9.    No Shareholder Rights. The Units subject to this Award do not entitle the Participant to any rights of a shareholder of the Company’s common stock. The Participant will not have any of the rights of a shareholder of the Company in connection with the grant of Units subject to this Agreement unless and until Shares are issued to the Participant upon settlement of the Units as provided in Section 7 of this Agreement.

10.    Governing Plan Document. This Agreement and the Award are subject to all the provisions of the Plan, and to all interpretations, rules and regulations which may, from time to time, be adopted and promulgated by the Committee pursuant to the Plan. If there is any conflict between the provisions of this Agreement and the Plan, the provisions of the Plan will govern.
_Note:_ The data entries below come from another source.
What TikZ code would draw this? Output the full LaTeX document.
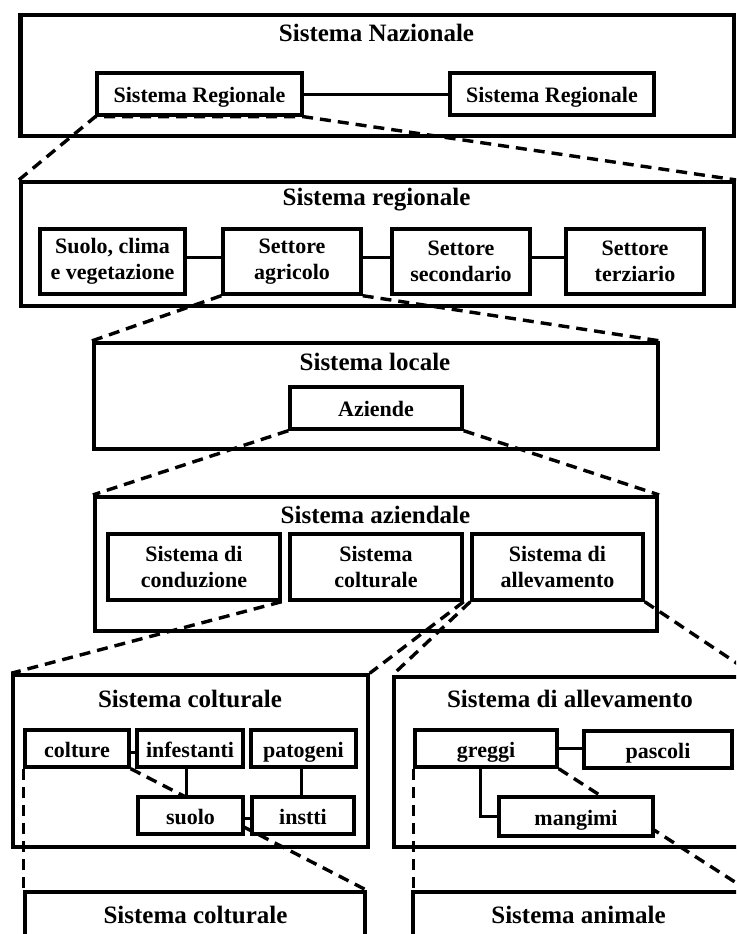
\documentclass[tikz,border=0pt]{standalone}
\usepackage{fontspec}
\setmainfont{Liberation Serif}
\newcommand{\ttlfont}{\fontsize{25}{28}\selectfont\bfseries}
\newcommand{\boxfont}{\fontsize{22}{25.5}\selectfont\bfseries}
\begin{document}
\begin{tikzpicture}[x=1pt,y=-1pt,
  outer/.style={draw, line width=4.2pt, fill=white, inner sep=0pt},
  mid/.style={draw, line width=3.5pt, fill=white, inner sep=0pt},
  inbox/.style={draw, line width=3.4pt, fill=white, inner sep=0pt, font=\boxfont, align=center},
  one/.style={text height=18pt, text depth=1pt},
  ttl/.style={font=\ttlfont, anchor=base, inner sep=0pt},
  conn/.style={line width=3pt},
  zoomln/.style={line width=3.4pt, dash pattern=on 11pt off 7pt}]
\useasboundingbox (0,0) rectangle (736,934);
\clip (0,0) rectangle (736,934);
\fill[white] (0,0) rectangle (736,934);

% ---- containers ----
\node[outer, minimum width=713.5pt, minimum height=121pt] (nat) at (377.25,75.5) {};
\node[outer, minimum width=713pt, minimum height=124pt] (reg) at (377.5,244) {};
\node[outer, minimum width=564pt, minimum height=106pt] (loc) at (376,396) {};
\node[outer, minimum width=562pt, minimum height=134pt] (azi) at (376,564) {};
\node[mid, minimum width=355pt, minimum height=172pt] (bigC) at (190.5,761) {};
\node[mid, minimum width=359pt, minimum height=170pt] (bigA) at (573.5,762) {};
\node[mid, minimum width=340pt, minimum height=80pt] (botC) at (195,932) {};
\node[mid, minimum width=333pt, minimum height=80pt] (botA) at (579.5,932) {};

% ---- titles ----
\node[ttl] (tNat) at (376.5,42) {Sistema Nazionale};
\node[ttl] (tReg) at (376.5,205) {Sistema regionale};
\node[ttl] (tLoc) at (375,370) {Sistema locale};
\node[ttl] (tAzi) at (375.5,523) {Sistema aziendale};
\node[ttl] (tBigC) at (190,707) {Sistema colturale};
\node[ttl] (tBigA) at (570,707) {Sistema di allevamento};
\node[ttl] (tBotC) at (195.5,923) {Sistema colturale};
\node[ttl] (tBotA) at (578.5,923) {Sistema animale};

% ---- level 1 ----
\node[inbox, one, minimum width=205pt, minimum height=42pt] (sr1) at (199.5,94) {Sistema Regionale};
\node[inbox, one, minimum width=204pt, minimum height=42pt] (sr2) at (552,94) {Sistema Regionale};
\draw[conn] (sr1.east) -- (sr2.west);

% ---- level 2 ----
\node[inbox, minimum width=145pt, minimum height=65pt] (suo) at (112.5,261.5) {Suolo, clima\\e vegetazione};
\node[inbox, minimum width=138pt, minimum height=65pt] (agr) at (292,261.5) {Settore\\agricolo};
\node[inbox, minimum width=138pt, minimum height=65pt] (sec) at (461,261.5) {Settore\\secondario};
\node[inbox, minimum width=138pt, minimum height=65pt] (ter) at (635,261.5) {Settore\\terziario};
\draw[conn] ([yshift=4.5pt]suo.east) -- ([yshift=4.5pt]agr.west);
\draw[conn] ([yshift=4.5pt]agr.east) -- ([yshift=4.5pt]sec.west);
\draw[conn] ([yshift=4.5pt]sec.east) -- ([yshift=4.5pt]ter.west);

% ---- level 3 ----
\node[inbox, one, minimum width=172pt, minimum height=42pt] (azn) at (376,408) {Aziende};

% ---- level 4 ----
\node[inbox, minimum width=172pt, minimum height=66pt] (cond) at (194,567) {Sistema di\\conduzione};
\node[inbox, minimum width=172pt, minimum height=66pt] (colt) at (376,567) {Sistema\\colturale};
\node[inbox, minimum width=171pt, minimum height=66pt] (alle) at (557.5,567) {Sistema di\\allevamento};

% ---- zoom lines between levels ----
\draw[zoomln] (reg.north west) -- (sr1.south west) -- (sr1.south east) -- (reg.north east);
\draw[zoomln] (agr.south west) -- (loc.north west);
\draw[zoomln] (agr.south east) -- (loc.north east);
\draw[zoomln] (azn.south west) -- (azi.north west);
\draw[zoomln] (azn.south east) -- (azi.north east);
\draw[zoomln] (cond.south east) -- (bigC.north west);
\draw[zoomln] (colt.south east) -- (bigC.north east);
\draw[zoomln] (alle.south west) -- (bigA.north west);
\draw[zoomln] (alle.south east) -- (bigA.north east);

% ---- level 5: sistema colturale ----
\node[inbox, one, minimum width=104pt, minimum height=37pt] (coltu) at (77,748.5) {colture};
\node[inbox, one, minimum width=106pt, minimum height=37pt] (inf) at (190,748.5) {infestanti};
\node[inbox, one, minimum width=105pt, minimum height=37pt] (pat) at (303.5,748.5) {patogeni};
\draw[zoomln] (coltu.south west) -- (coltu.south west |- botC.north);
\draw[zoomln] (coltu.south east) -- (botC.north east);
\node[inbox, one, minimum width=105pt, minimum height=37pt] (suol) at (190.5,815.5) {suolo};
\node[inbox, one, minimum width=102pt, minimum height=37pt] (ins) at (303,815.5) {instti};
\draw[conn] ([yshift=-3.5pt]coltu.east) -- ([yshift=-3.5pt]inf.west);
\draw[conn] ([xshift=-4pt]inf.south) -- ([xshift=-4pt]inf.south |- suol.north);
\draw[conn] ([xshift=-2.5pt]pat.south) -- ([xshift=-2.5pt]pat.south |- ins.north);
\draw[conn] ([yshift=-2.5pt]suol.east) -- ([yshift=-2.5pt]ins.west);

% ---- level 5: sistema di allevamento ----
\node[inbox, one, minimum width=142pt, minimum height=37pt] (gre) at (486,748.5) {greggi};
\node[inbox, one, minimum width=148pt, minimum height=37pt] (pas) at (658,749.5) {pascoli};
\draw[zoomln] (gre.south west) -- (gre.south west |- botA.north);
\draw[zoomln] (gre.south east) -- (botA.north east);
\node[inbox, one, minimum width=154pt, minimum height=39pt] (man) at (576,816.5) {mangimi};
\draw[conn] (gre.east) -- (gre.east -| pas.west);
\draw[conn] ([xshift=-6pt]gre.south) |- (man.west);
\end{tikzpicture}
\end{document}
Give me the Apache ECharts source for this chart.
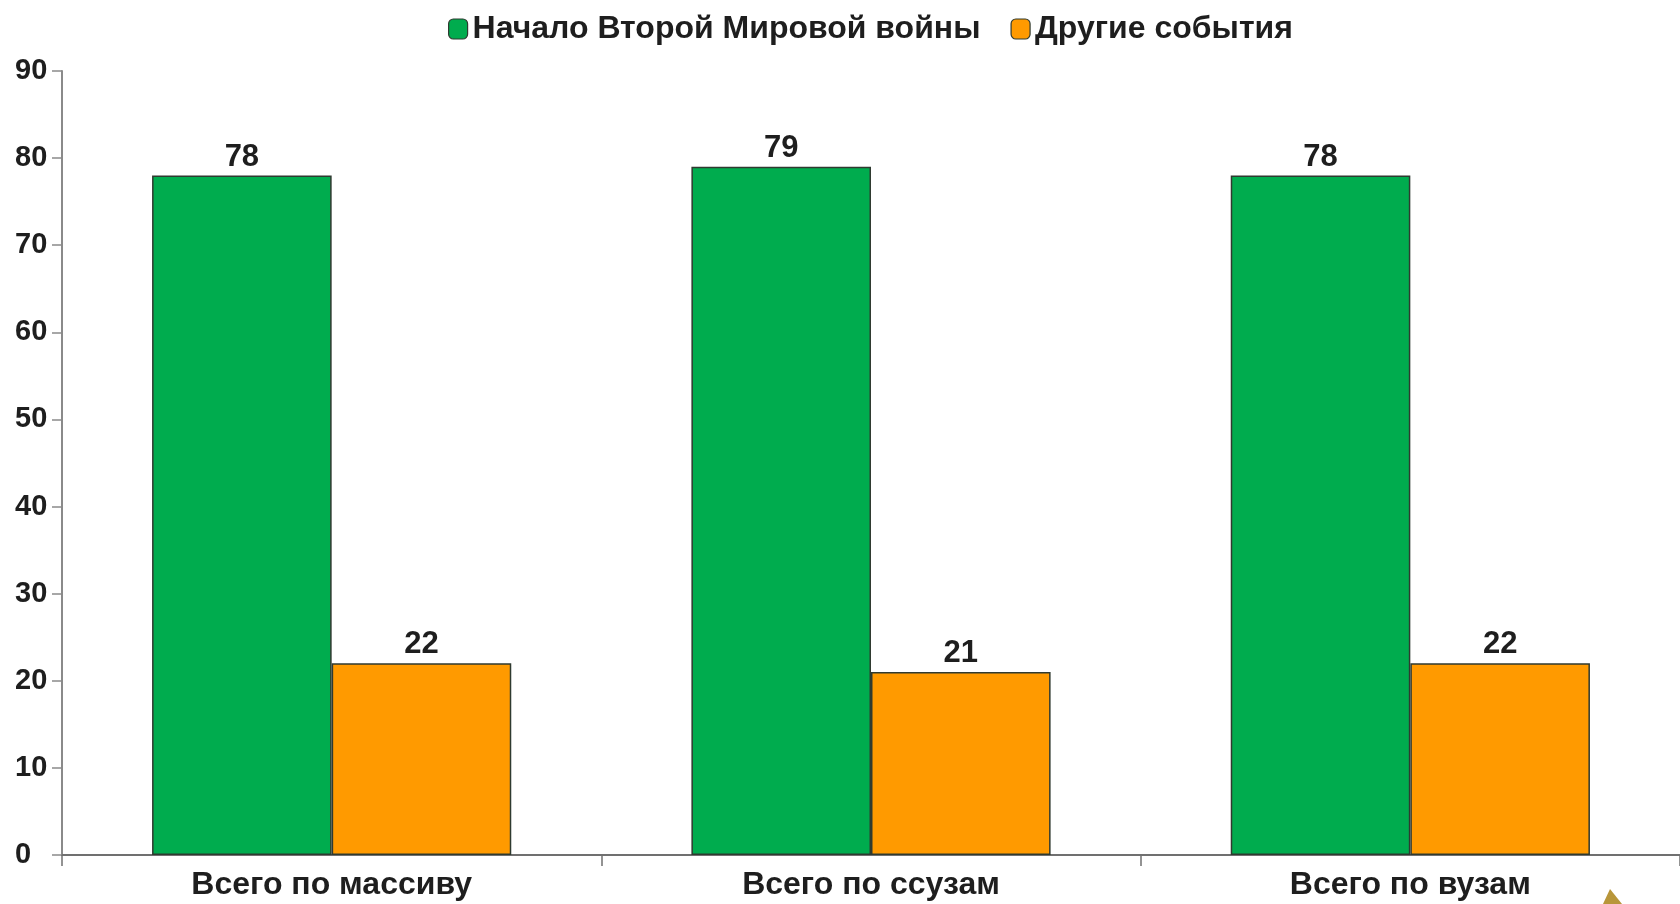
<!DOCTYPE html>
<html>
<head>
<meta charset="utf-8">
<style>html,body{margin:0;padding:0;background:#fff}#c{width:1680px;height:904px}</style>
<script src="https://cdn.jsdelivr.net/npm/echarts@6/dist/echarts.min.js"></script>
</head>
<body>
<div id="c"></div>
<script>
const categories = ['Всего по массиву', 'Всего по ссузам', 'Всего по вузам'];
const seriesNames = ['Начало Второй Мировой войны', 'Другие события'];
const warStart = [78, 79, 78];
const otherEvents = [22, 21, 22];
const yTicks = [0, 10, 20, 30, 40, 50, 60, 70, 80, 90];

const FONT = '"Liberation Sans", Arial, sans-serif';
const chart = echarts.init(document.getElementById('c'));
const barStyle = (color) => ({ color: color, borderColor: '#2f3a30', borderWidth: 1.5 });
const labelStyle = { show: true, position: 'top', distance: 3, fontFamily: FONT, fontSize: 31, color: '#1e1e1e', fontWeight: 'bold' };

chart.setOption({
  animation: false,
  textStyle: { fontFamily: FONT },
  legend: {
    top: 8, left: 443,
    itemWidth: 19, itemHeight: 20, itemGap: 30,
    icon: 'roundRect',
    itemStyle: { borderColor: '#2f3a30', borderWidth: 1.2 },
    textStyle: { fontFamily: FONT, fontSize: 32, color: '#1e1e1e', fontWeight: 'bold' },
    data: seriesNames
  },
  grid: { left: 62, right: -8, top: 71, bottom: 49 },
  xAxis: {
    type: 'category', data: categories,
    axisLine: { lineStyle: { color: '#707070', width: 2 } },
    axisTick: { show: true, length: 11, lineStyle: { color: '#707070', width: 1.5 } },
    axisLabel: { fontFamily: FONT, fontSize: 32, color: '#1e1e1e', fontWeight: 'bold', margin: 14 }
  },
  yAxis: {
    type: 'value', min: yTicks[0], max: yTicks[yTicks.length - 1], interval: 10,
    splitLine: { show: false },
    axisLine: { show: true, lineStyle: { color: '#8a8a8a', width: 2 } },
    axisTick: { show: true, length: 10, lineStyle: { color: '#8a8a8a', width: 1.5 } },
    axisLabel: { fontFamily: FONT, fontSize: 29, color: '#1e1e1e', fontWeight: 'bold', align: 'left', margin: 47 }
  },
  graphic: [{
    type: 'polygon', z: 100,
    shape: { points: [[1610, 889], [1603, 904], [1622, 904]] },
    style: { fill: '#b8963a' }
  }],
  series: [
    { name: seriesNames[0], type: 'bar', data: warStart, barGap: '0%', barCategoryGap: '33.4%', itemStyle: barStyle('#00ac4e'), label: labelStyle },
    { name: seriesNames[1], type: 'bar', data: otherEvents, barGap: '0%', barCategoryGap: '33.4%', itemStyle: barStyle('#ff9a00'), label: labelStyle }
  ]
});
</script>
</body>
</html>
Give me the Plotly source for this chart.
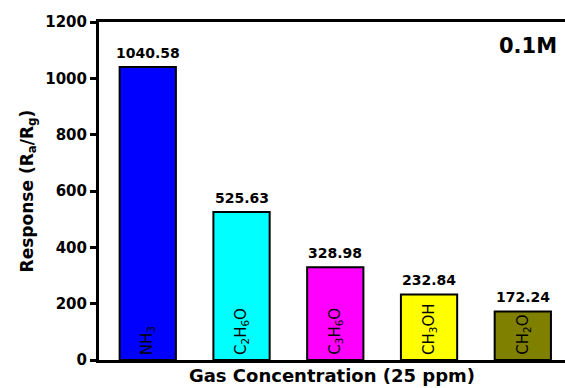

11.    Choice of Law. This Agreement will be interpreted and enforced under the laws of the state of Minnesota (without regard to its conflicts or choice of law principles).

12.    Binding Effect. This Agreement will be binding in all respects on the Participant’s heirs, representatives, successors and assigns, and on the successors and assigns of the Company.

13.    Discontinuance of Service. This Agreement does not give the Participant a right to continued Service with the Company or any Affiliate, and the Company or any such Affiliate may terminate the Participant’s Service at any time and otherwise deal with the Participant without regard to the effect it may have upon the Participant under this Agreement.

14.    Section 409A of the Code. The Units as provided in this Agreement and any issuance of Shares or payment pursuant to this Agreement are intended to either be exempt from or comply with Section 409A of the Code so as not to subject you to payment of any additional tax, penalty or
5


interest imposed under Section 409A of the Code. The provisions of this Agreement shall be construed and interpreted to avoid the imputation of any such additional tax, penalty or interest under Section 409A of the Code yet preserve (to the nearest extent reasonably possible) the intended benefit payable to you.

15.    Compensation Recovery Policy. This Award and any compensation associated therewith shall be subject to forfeiture, recovery by the Company or any other action pursuant to any compensation recovery policy or policies adopted by the Board or the Committee, including but not limited to, a policy adopted in response to the requirements of Section 10D of the Exchange Act or any related rules applicable to the Company, as such policy or policies may be in effect from time to time. This Agreement will be automatically amended to comply with all such recovery policies.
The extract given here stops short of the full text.